How can setting SMP concurrency to -1 make SQL Server unstable? A -1 value on a dual SMP box causes two events to occur. First, NT schedules SQL Server threads to run with a higher-than-usual base priority. (Table 2 shows the relationship between priority, SMP concurrency, and boost priority.) Second, SQL Server can release two separate threads (because it is using two processors) running two separate user queries to NT for execution at the same time. Two CPU-bound queries executed simultaneously can hog all the CPU time and starve other processes. At best, this occurrence can cause the NT system to become sluggish; at worst, it can prevent important tasks such as I/O calls and network handlers from doing what they're supposed to do. (Refer to Knowledge Base article Q111405 for a discussion of why the system might become unstable.)

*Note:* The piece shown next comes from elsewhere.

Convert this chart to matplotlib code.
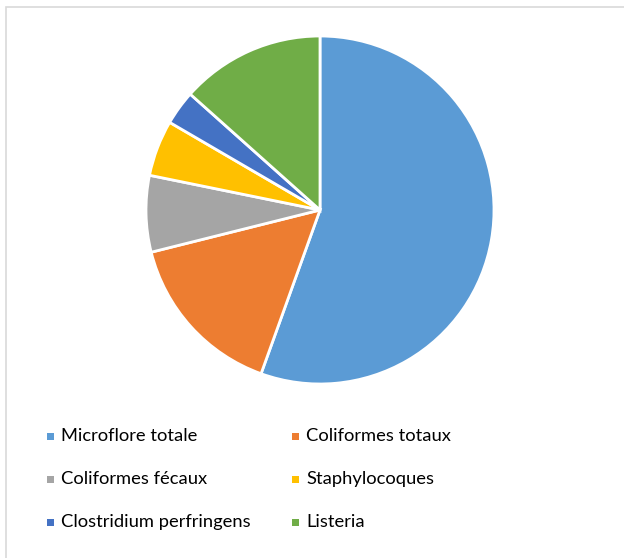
import matplotlib
matplotlib.use("Agg")
import matplotlib.pyplot as plt
from matplotlib.patches import Rectangle

labels = ["Microflore totale", "Coliformes totaux", "Coliformes fécaux",
          "Staphylocoques", "Clostridium perfringens", "Listeria"]
values = [55.5, 15.6, 7.1, 5.2, 3.2, 13.4]
colors = ["#5B9BD5", "#ED7D31", "#A5A5A5", "#FFC000", "#4472C4", "#70AD47"]

W, H = 624, 558
fig = plt.figure(figsize=(W / 100, H / 100), dpi=100)

# chart frame
fig.patches.append(Rectangle((6 / W, -0.1), 1.2, 1 - 7 / H + 0.1,
                             transform=fig.transFigure, fill=False,
                             edgecolor="#D9D9D9", linewidth=1.2))

cx, cy, r = 320, 210, 174
ax = fig.add_axes([(cx - r) / W, 1 - (cy + r) / H, 2 * r / W, 2 * r / H])
ax.pie(values, colors=colors, startangle=90, counterclock=False, radius=1,
       wedgeprops=dict(edgecolor="white", linewidth=2.0))
ax.set_xlim(-1.0, 1.0)
ax.set_ylim(-1.0, 1.0)
ax.set_aspect("auto")
ax.axis("off")

# legend (two columns)
col_x = [47, 292]
row_y = [436, 479, 522]
for i, (lab, c) in enumerate(zip(labels, colors)):
    x = col_x[i % 2]
    y = row_y[i // 2]
    fig.patches.append(Rectangle((x / W, 1 - (y + 3.5) / H), 7 / W, 7 / H,
                                 transform=fig.transFigure, facecolor=c,
                                 edgecolor="none"))
    fig.text((x + 14) / W, 1 - y / H, lab, fontsize=13.2, family="Lato",
             color="#000000", va="center", ha="left")

fig.savefig("out.png", dpi=100)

Don't change this parameter from the default and expect a big gain unless you've done a good job cataloging your transaction profile (SQL Trace is a great tool for this job). Reset SMP concurrency to the 0 default if anything weird starts happening in your SQL Server.

New SQL Server Book
Check out Ron Soukup's new book Inside Microsoft SQL Server 6.5 (Microsoft Press). Soukup, one of the original members of the SQL Server team at Microsoft and general manager of the group through the end of 1995, has provided the SQL Server community with a very useful technical resource. Although the book doesn't provide as many secrets as we had hoped, we wager that even the most savvy SQL Server veterans will find a few nuggets that justify the investment. It is an excellent publication.